Stackdriver now lets you explore monitoring and logging information in your Kubernetes Engine clusters and application containers using a single dashboard.
Go to the Stackdriver home page, Stackdriver > Monitoring, in the GCP Console:
Select the Stackdriver account containing your Kubernetes Engine cluster:
- In most cases, the Stackdriver account is the GCP project containing your Kubernetes Engine cluster.
- You might be prompted to create a Stackdriver account, or you might not see your GCP project in the list of accounts. In that case, you should create a new Stackdriver account using your GCP project. For more information, see Creating a Stackdriver Account.
- To monitor clusters from multiple projects in the same dashboards, you must create a Stackdriver account that is different from your GCP project(s). For more information, see Monitoring multiple projects.

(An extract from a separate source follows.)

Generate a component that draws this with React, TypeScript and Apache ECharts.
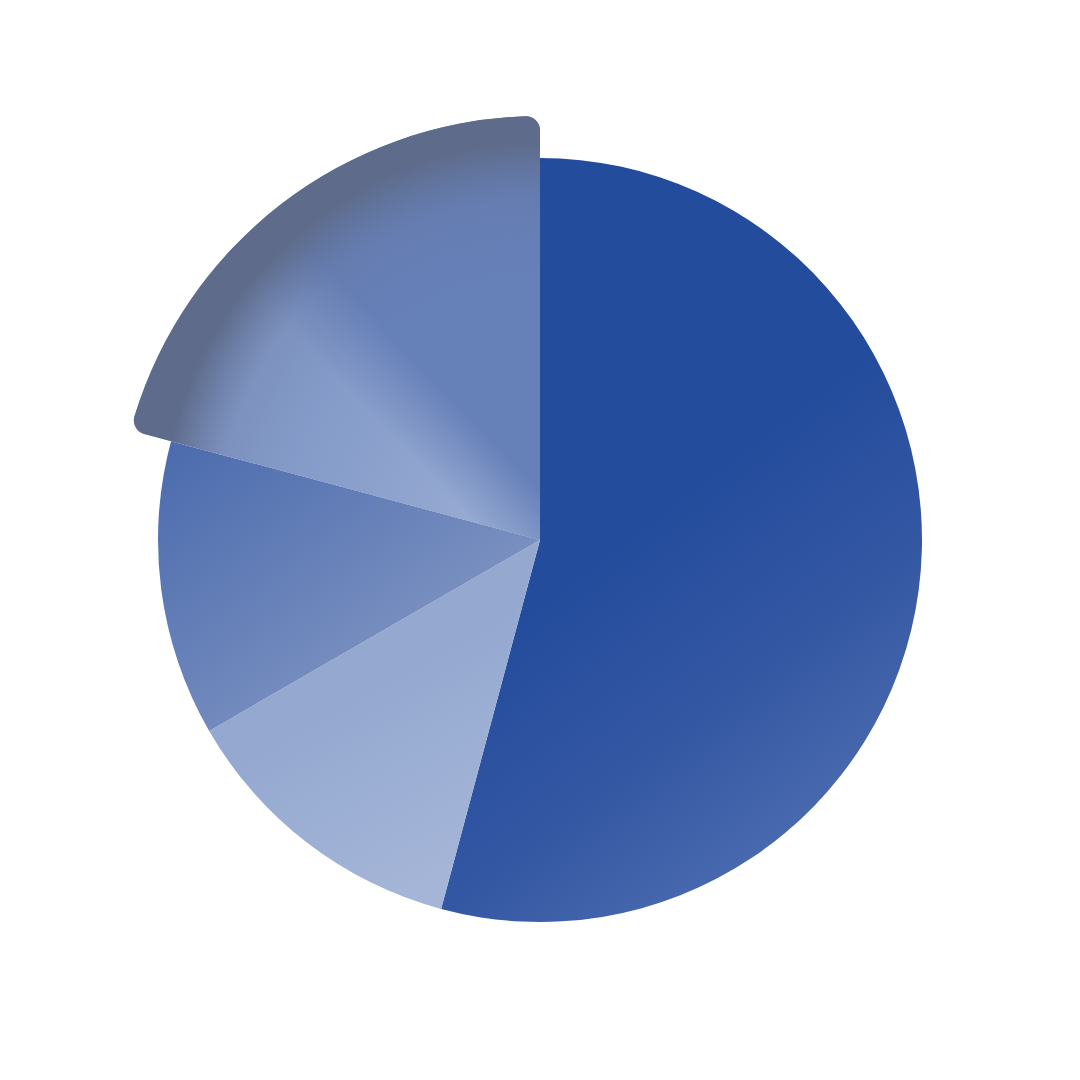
import React, { useEffect, useRef } from "react";
import * as echarts from "echarts";

// ---- data ----
const categories = ["A", "B", "C", "D"];
const values = [52, 12, 12, 20];
const highlightIndex = 3;

// ---- styles (kept apart from data) ----
const sliceFills: any[] = [
  {
    type: "linear", x: 0, y: 0, x2: 0.48, y2: 1,
    colorStops: [
      { offset: 0, color: "#234c9c" },
      { offset: 0.55, color: "#234c9c" },
      { offset: 0.8, color: "#3457a3" },
      { offset: 1, color: "#4869ae" },
    ],
  },
  {
    type: "linear", x: 0, y: 0, x2: 0.5, y2: 1,
    colorStops: [
      { offset: 0, color: "#93a7cf" },
      { offset: 0.5, color: "#94a8d0" },
      { offset: 1, color: "#a4b5d7" },
    ],
  },
  {
    type: "linear", x: 0, y: 0, x2: 1, y2: 1,
    colorStops: [
      { offset: 0, color: "#4a6aad" },
      { offset: 1, color: "#90a2c9" },
    ],
  },
  "#8a9fcb",
];

const highlightFill = {
  type: "linear", x: 1, y: 0, x2: 0, y2: 1,
  colorStops: [
    { offset: 0, color: "#6680b8" },
    { offset: 0.44, color: "#6680b8" },
    { offset: 0.56, color: "#95a9d1" },
    { offset: 1, color: "#95a9d1" },
  ],
};

const highlightRim = {
  type: "radial", x: 1, y: 1, r: 1,
  colorStops: [
    { offset: 0, color: "rgba(102,128,184,0)" },
    { offset: 0.2, color: "rgba(102,128,184,0)" },
    { offset: 0.62, color: "rgba(102,128,184,0.35)" },
    { offset: 0.8, color: "rgba(100,122,170,0.5)" },
    { offset: 0.94, color: "rgba(94,107,138,1)" },
    { offset: 1, color: "rgba(94,107,138,1)" },
  ],
};

const hidden = "rgba(0,0,0,0)";

export default function App() {
  const ref = useRef<HTMLDivElement>(null);

  useEffect(() => {
    if (!ref.current) return;
    const chart = echarts.init(ref.current, null, { renderer: "svg" });

    const common = {
      type: "pie",
      center: ["50%", "50%"],
      startAngle: 90,
      clockwise: true,
      silent: true,
      label: { show: false },
      labelLine: { show: false },
      emphasis: { disabled: true },
    };

    const baseData = categories.map((name, i) => ({
      name,
      value: values[i],
      itemStyle: { color: sliceFills[i], borderWidth: 0 },
    }));

    const overlayData = (fill: any) =>
      categories.map((name, i) => ({
        name,
        value: values[i],
        itemStyle:
          i === highlightIndex
            ? { color: fill, borderWidth: 0, borderRadius: 14 }
            : { color: hidden, borderWidth: 0 },
      }));

    chart.setOption({
      animation: false,
      backgroundColor: "#ffffff",
      series: [
        { ...common, radius: 382, data: baseData, z: 1 },
        { ...common, radius: 424, data: overlayData(highlightFill), z: 2 },
        { ...common, radius: 424, data: overlayData(highlightRim), z: 3 },
      ],
    });

    return () => chart.dispose();
  }, []);

  return (
    <div
      ref={ref}
      style={{ position: "fixed", left: 0, top: 0, width: 1080, height: 1080 }}
    />
  );
}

In Stackdriver Monitoring, go to Resources > Kubernetes Engine v2. A list of the clusters available in your Stackdriver account appears.
If you don't see any resources, see the Troubleshooting section below.
Kubernetes Monitoring dashboard interface
The Kubernetes Monitoring dashboard is divided into several parts, as indicated by the red numbers in the screenshot below:
The dashboard toolbar provides dashboard settings, filtering, and control over the timeline shown underneath it.
The timeline event selector lets you hover over the timeline to reveal summaries of alerting violations. See the Timeline events section below.
The details section lets you choose from one of three viewing tabs: Infrastructure, Workloads, and Services. These viewing tabs are discussed the Viewing tabs section below.
The dashboard provides multiple viewing tabs, which organize your cluster information in different ways. The possible viewing tabs are:
Infrastructure. Aggregates Kubernetes resources by this hierarchy: Cluster > Node > Pod > Container.
Workloads. Aggregates Kubernetes resources by this hierarchy: Cluster > Namespace > Workload > Pod > Container.
Services. Aggregates Kubernetes resources by this hierarchy: Cluster > Namespace > Service > Pod > Container.
You can select your viewing mode from the tabs above the details section:
The table is sorted to show Kubernetes resources with open incidents first. You can click the expander arrow (▸) in front of each Kubernetes resource to look at any subcomponents of the resource. The following screenshot shows an expanded hierarchy of Kubernetes resources:
Each resource name is preceded by an indicator which, if it is red, indicates that incidents have occurred in that resource or in resources lower in the hierarchy. To see the alerting details, click Name. For more details, see the Alerting details section below.
Following are explanations of the columns that appear in the three tabs. The displayed values are based on the selected time range:
- Name: The label you assigned to the Kubernetes resource.
- Resource Type: The possible values are Cluster, Container, Namespace, Node, Pod, and Workspace. Container.
- Ready: The number of node instances available.
- Incidents: The number of alerting violations.
- CPU Utilization: The percent utilization compared to the requested CPU resources.
- Memory Utilization: The percent utilization of requested memory.
- Total Memory Usage: The amount of memory allocated.
It is a known issue in this beta release that certain containers, pods, and workloads might be missing from the tab displays.
If a container does not have limits and requests set for CPU and Memory, then
that container and its parent pods and workloads might not be shown in the tab
displays. You can check for the existence of pods with
kubectl commands such
as the following:
kubectl get pods --namespace=[NAMESPACE_ID]
To correct this problem, add limits to the container configuration.
The Kubernetes Monitoring dashboard displays a summary line for each Kubernetes resource by default. To see the details for the resource, click the expander arrow (▸) in front of Kubernetes resource.
If you click the buttons, which are red or green, in front of the entry, a panel with alerting details appears:
This details view aggregates incidents, system metrics, and logs within one view.
You can also access the alerting details panel from the timeline event selector at the top of the dashboard. A timeline of incidents gives you a view of alerting violations that happened within the selected time range. If you hover over red areas in the timeline, event cards appear:
Event cards provide more information on each incident displayed in the timeline. If you click on an individual event card, you see the alerting details for the incident in a new panel.
If you don't see any Kubernetes resources in your dashboard, then check the following:
Is the correct GCP project selected at the top of the page? If not, use the drop-down menu at the top of the page to select a project. You must select the project whose data you want to see.
Does your project have any activity? If you just created your cluster, wait a few minutes for it to populate with data. See Installing Stackdriver Support for details.
Is the time range too narrow? You can use the Time menu in the dashboard toolbar at the top of the page to select other time ranges or define a Custom range.